Wednesday, August 10, 2005

Should Alan Trammell Return Next Year As Tigers Manager?

Managing can be a lonely job

Last year I wrote a column that wondered, basically, how the Tigers could ever fire Alan Trammell. I said it already was, at that time, difficult to imagine the Tigers NOT being managed by Tram – he seemed firmly set, even in his second season.

Now, if he’s firmly set in anything, it might be cement boots.

Just one year later, Alan Trammell’s name is slowly turning into mud. The whispers actually started last year, but most of those folks were ignored; it was too soon, cooler heads said, to accurately judge Trammell as a big league manager.

But after 112 games in 2005, those whispers have not only gotten louder, they’ve gotten more frequent and have gained credibility. The Tigers sit at 53-59, once again hopelessly out of the playoff hunt, even the wild card variety.

Like I’ve indicated here before, Trammell may be in over his head a bit with this managing thing, now that he has genuine big leaguers to guide. On paper – ahh, the dreaded words – the Tigers’ lineup seems formidable. Yet, they have trouble scoring runs. The pitching staff has been above average, yet the team still can’t win because the offense has been inconsistent. Does Alan Trammell go to bat? No, of course not. Does he pitch and play defense? No. But neither has any manager who’s ever been fired, unless you’re Lou Boudreau or Frank Robinson or one of those other playing managers from the days of yore.

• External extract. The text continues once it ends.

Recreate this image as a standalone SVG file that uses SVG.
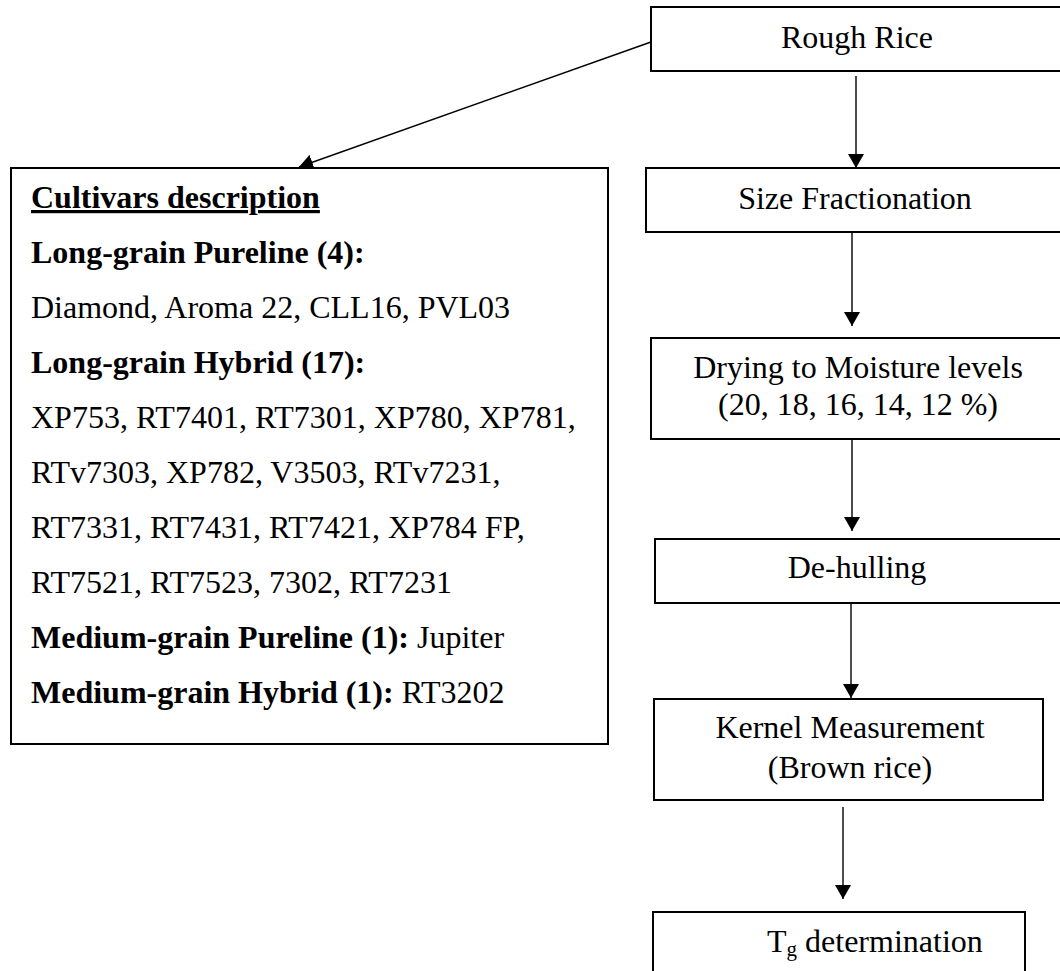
<svg xmlns="http://www.w3.org/2000/svg" width="1060" height="971" viewBox="0 0 1060 971">
<defs>
<style>
.box{fill:#fff;stroke:#000;stroke-width:2}
.t{font-family:"Liberation Serif","Times New Roman",serif;font-size:32px;fill:#000}
.c{text-anchor:middle}
.b{font-weight:bold}
.conn{stroke:#000;stroke-width:1.4;fill:none;marker-end:url(#ah)}
</style>
<marker id="ah" markerWidth="16" markerHeight="16" refX="14" refY="8" orient="auto" markerUnits="userSpaceOnUse">
<path d="M0,0 L14,8 L0,16 Z" fill="#000"/>
</marker>
</defs>
<rect width="1060" height="971" fill="#fff"/>
<g id="connectors">
<line class="conn" x1="651" y1="42" x2="299" y2="167"/>
<line class="conn" x1="856" y1="76" x2="856" y2="168"/>
<line class="conn" x1="852" y1="232" x2="852" y2="326"/>
<line class="conn" x1="852" y1="439" x2="852" y2="531"/>
<line class="conn" x1="851" y1="604" x2="851" y2="698"/>
<line class="conn" x1="843" y1="807" x2="843" y2="899"/>
</g>
<g id="rough-rice">
<rect class="box" x="651" y="7" width="412" height="64"/>
<text class="t c" x="857" y="48">Rough Rice</text>
</g>
<g id="cultivars">
<rect class="box" x="11" y="168" width="597" height="576"/>
<text class="t b" x="31" y="208" text-decoration="underline">Cultivars description</text>
<text class="t b" x="31" y="263">Long-grain Pureline (4):</text>
<text class="t" x="31" y="318">Diamond, Aroma 22, CLL16, PVL03</text>
<text class="t b" x="31" y="373">Long-grain Hybrid (17):</text>
<text class="t" x="31" y="428">XP753, RT7401, RT7301, XP780, XP781,</text>
<text class="t" x="31" y="483">RTv7303, XP782, V3503, RTv7231,</text>
<text class="t" x="31" y="538">RT7331, RT7431, RT7421, XP784 FP,</text>
<text class="t" x="31" y="593">RT7521, RT7523, 7302, RT7231</text>
<text class="t" x="31" y="648"><tspan class="b">Medium-grain Pureline (1):</tspan> Jupiter</text>
<text class="t" x="31" y="703"><tspan class="b">Medium-grain Hybrid (1):</tspan> RT3202</text>
</g>
<g id="size-fractionation">
<rect class="box" x="646" y="168" width="418" height="64"/>
<text class="t c" x="855" y="209">Size Fractionation</text>
</g>
<g id="drying">
<rect class="box" x="651" y="338" width="412" height="101"/>
<text class="t c" x="858" y="378">Drying to Moisture levels</text>
<text class="t c" x="858" y="415">(20, 18, 16, 14, 12 %)</text>
</g>
<g id="de-hulling">
<rect class="box" x="655" y="539" width="408" height="64"/>
<text class="t c" x="857" y="578">De-hulling</text>
</g>
<g id="kernel-measurement">
<rect class="box" x="654" y="699" width="389" height="101"/>
<text class="t c" x="850" y="738">Kernel Measurement</text>
<text class="t c" x="850" y="778">(Brown rice)</text>
</g>
<g id="tg-determination">
<rect class="box" x="653" y="912" width="372" height="80"/>
<text class="t" x="767" y="952">T<tspan font-size="21" dy="4">g</tspan><tspan dy="-4"> determination</tspan></text>
</g>
</svg>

So it’s not about Trammell doing it on the field himself. It’s about how he can motivate his players to do so. And it’s also about in-game strategy, which has been suspect. How else can you explain the ills of a club who, by rights, should be bobbing along a few games over .500?

The feeling is here that Alan Trammell should get one more season to prove himself. I never have liked the idea of firing managers every couple of years, especially when Year One in Tram’s era was a mockery of big league baseball. So next season would be, in my eyes, his third season of managing genuine major leaguers. By then, we should certainly know whether he has what it takes.

I must say, however, that I am getting the sinking feeling that Tram is the guy that takes you from Point A to Point B, but that another man may be needed to go from Point B to the playoffs, which I guess is Point C under my logic. Call it point-to-point managing.

The other night the Tigers managed to win one.

"We’re going to keep battling,” Rondell White said afterward. “There are a lot of games left to be played.”

That’s something, I guess. Maybe Trammell hasn’t lost the troops after all. That buys him another season, too, in my book.

1 comment:

Ian C. said...

I'm glad you're writing about this today, because the fire definitely seems to be increasing under Tram's behind. It'd probably be a mistake to interpret internet rantings as the overall sentiment of the fans, but I'm sure reading a lot more dissatisfaction about Tram lately.

I can't imagine Tram being fired either, but these last two months could be a telling sign. Can Tram get what appears to be a steadily fracturing clubhouse together? Can he get his players to forget about the Farnsworth trade and just play baseball? If this team falls flat on its face, it reflects poorly on the professionalism on this team. And whose head would that ultimately rest on?